Small Moving Companies May be Missing a Trick

All moving companies suffer from the moving cycles which characterise the housing markets.

For big name branded companies, this may be less of a problem since they serve the upper end of the moving market. This sector may be less prone to cycles, and this class of property owner often chooses between a small number of high profile firms.

For smaller businesses, which rely on the chance that a searcher will pick them out from the mass, the problems multiply. To take the example of the Yellow pages: When fewer searchers are viewing the same number of pages, and requests for quotations have consequently declined, there is an obvious temptation to consider buying ones way out of trouble with an increased advertising spend: larger and fancier ads, possibly with extended geographical coverage. This need for extra cost comes at a time when the shortage of customers creates a downward pressure on fees chargeable.

The fact is that when the business cycle is in a trough, it is hard to buy a way out, just as when it is at a peak, minimal expense would keep the order book full.

But for small moving companies, there is an area of untapped business. It is those small, even single item jobs. So often a client gives up trying to find a feasible price because after many calls, they cannot find that mover who happens to be going the right way. For moving companies, these requests always seem to come the day after they could be satisfied. Individual companies are always failing to meet these requests, and over the country, the number of unsatisfied requests is huge.

The internet has revolutionised the cost of reaching your audience, and advertising costs and opportunities are developing away from the stale 'cough up and hope' model of the Yellow pages.

The first improvement came with Google's 'Adwords' scheme which allows advertisers to bid for prominence, on a 'pay-per-click' basis, and offers the flexibility to adjust bids as conditions require. For moving companies, 'Adwords' or Yahoo's 'overture' alternative, is particularly effective when targeting specialist services (like works of art). The ability to suspend campaigns, or re-write them at a whim, is a big improvement on the Yellow pages model which as an annual publication, leaves a business stuck with its decisions.

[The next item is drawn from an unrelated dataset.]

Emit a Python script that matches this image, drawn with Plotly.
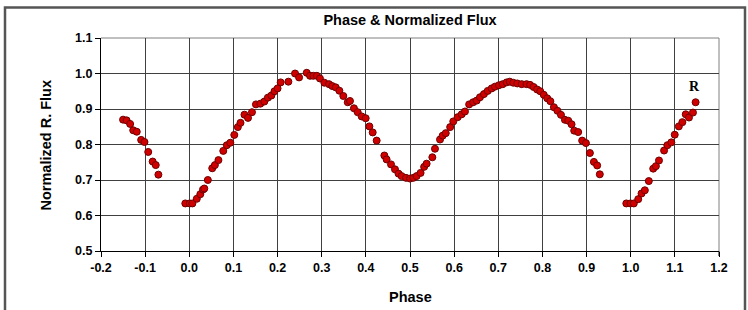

However Pay-per-click has its detractors. Clickers may be poor sales prospects, and the growth of click fraud (the practice of competitors running up their oppositions' costs by repeatedly clicking their ads) whilst probably solvable, means that all campaigns have to be carefully monitored.

For moving companies, the full possibilities of the internet have yet to unfold, and a site where a moving company can post part load offers, and where the public (meaning ebayers, students etc) can request quotes from any mover 'going their way', will be a huge asset for small movers, especially since the overheads and therefore cost of participation will be very low.